Engineering Students Help Introduce Kids to ProgrammingWednesday, December 18, 2013
University of Arkansas volunteers helping kids learn to code. Clockwise from upper left: Matthew Patitz, Jacob Hendricks, Nicholas Earhart, Garrett Troy, Jordan Collins, Hayley Archer.
On Dec. 12, 33 computer science and computer engineering students volunteered at Happy Hollow Elementary school, helping the elementary school students learn to write computer code. Happy Hollow participated in the Hour of Code program as part of Computer Science Education Week. This program is sponsored by Code.org, a national organization that promotes computer science.
Matthew Patitz, assistant professor of computer science and computer engineering, explained why learning basic computer science is important for all students. “Computer science is very pervasive. It’s important for people to realize what computer science is and how it impacts a variety of industries. Even if they're not going to be computer scientists, students need to have some understanding of computers so they aren't just black boxes.”
Throughout the school day, Happy Hollow students in every grade visited one of three computer labs and spent an hour playing games and completing tutorials designed to introduce computer programming concepts to students of all ages. The U of A volunteers walked around the labs, answering questions and encouraging the students.
“We are so grateful to the university volunteers,” said Angela Evans, technology integration specialist at Happy Hollow. “We couldn’t have done this without them.”
In recognition of their dedication to Computer Science Education Week, Happy Hollow Elementary has received a $10,000 grant from Code.org, which they will use to equip a mobile computer science education unit called “The Creation Station.” Evans hopes that the school will continue to work with the computer science and computer engineering department as they make use of this new teaching tool.

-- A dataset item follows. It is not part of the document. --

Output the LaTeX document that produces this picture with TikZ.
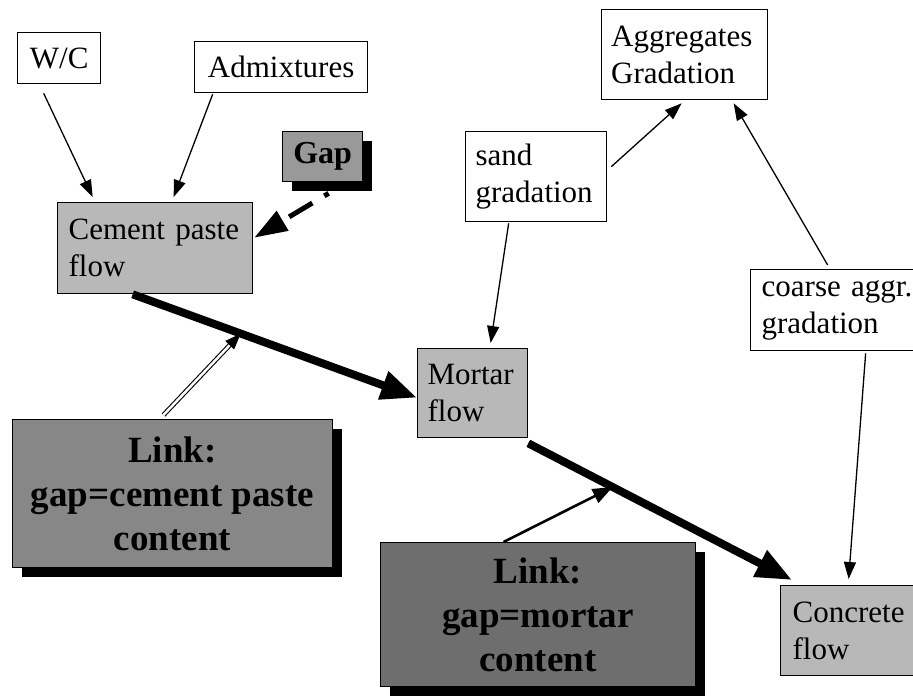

Hayley Archer, one of the U of A volunteers, addressed the students at their morning assembly, explaining the Hour of Code program and sharing her experience as a computer engineering student. “I wish there had been a program like Hour of Code when I was in elementary school, which is why I am so glad Happy Hallow invited us to help with their Hour of Code program,” she said. “The Happy Hollow students thoroughly enjoyed it, and my classmates and I are hoping to have future opportunities to do things like this again. It was such a great experience for all both the elementary students as well as the college students that volunteered!”